Désormais, les jours de congés payés doivent être pris en compte dans le décompte hebdomadaire des heures supplémentaires, dès lors que ce décompte est effectué sur une base hebdomadaire. Ainsi, le salarié peut prétendre aux heures supplémentaires qu’il aurait perçues s’il avait travaillé toute la semaine, y compris s’il a été en congé payé sur une partie de celle-ci.
Depuis plusieurs années, la CJUE considère que toute pratique pouvant dissuader un salarié de prendre ses congés payés est contraire au droit de l’Union. Notamment, dans un arrêt du 13 janvier 2022, elle a jugé que l’exclusion des congés payés dans le calcul des heures supplémentaires est contraire au droit européen, car elle crée un désavantage financier indirect.
Dans son arrêt du 10 septembre 2025, la Cour de cassation écarte donc l’application de l’article L. 3121-28 dans la mesure où celui-ci est contraire à l’article 7 de la directive 2003/88/CE et à l’article 31 §2 de la Charte des droits fondamentaux de l’UE, tous deux dotés d’effet direct.
Heures supplémentaires et congés payés : Exemple pratique
Un salarié en congés lundi et mardi travaille 8,5 h les trois jours suivants.
Avant l’arrêt du 10/09/2025 : seuls les 25,5 h étaient comptabilisées → aucune heure supplémentaire.
Désormais : les jours de congés sont pris en compte → 7 h + 7 h + 25,5 h = 39,5 h → 4,5 h supplémentaires à majorer.
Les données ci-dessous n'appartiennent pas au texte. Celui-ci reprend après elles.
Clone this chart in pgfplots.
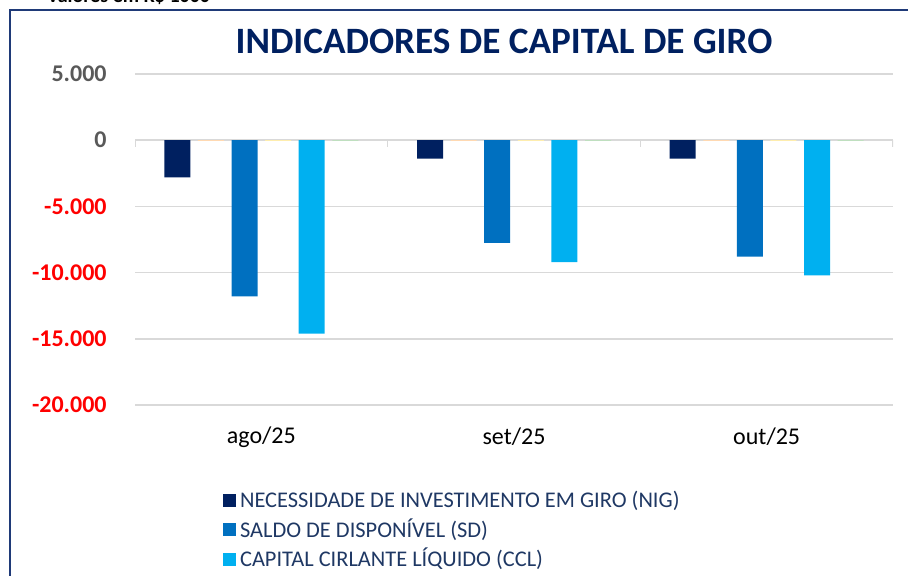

Attention toutefois à la nature du décompte. La Cour limite sa décision au décompte hebdomadaire. Elle ne se prononce ni sur les autres modes de décompte (mensuel, annuel), ni sur la question de savoir si elle vise les 4 semaines garanties par le droit européen ou bien les 5 semaines prévues par le Code du travail.
Nous attendons des précisions sur les points en suspens.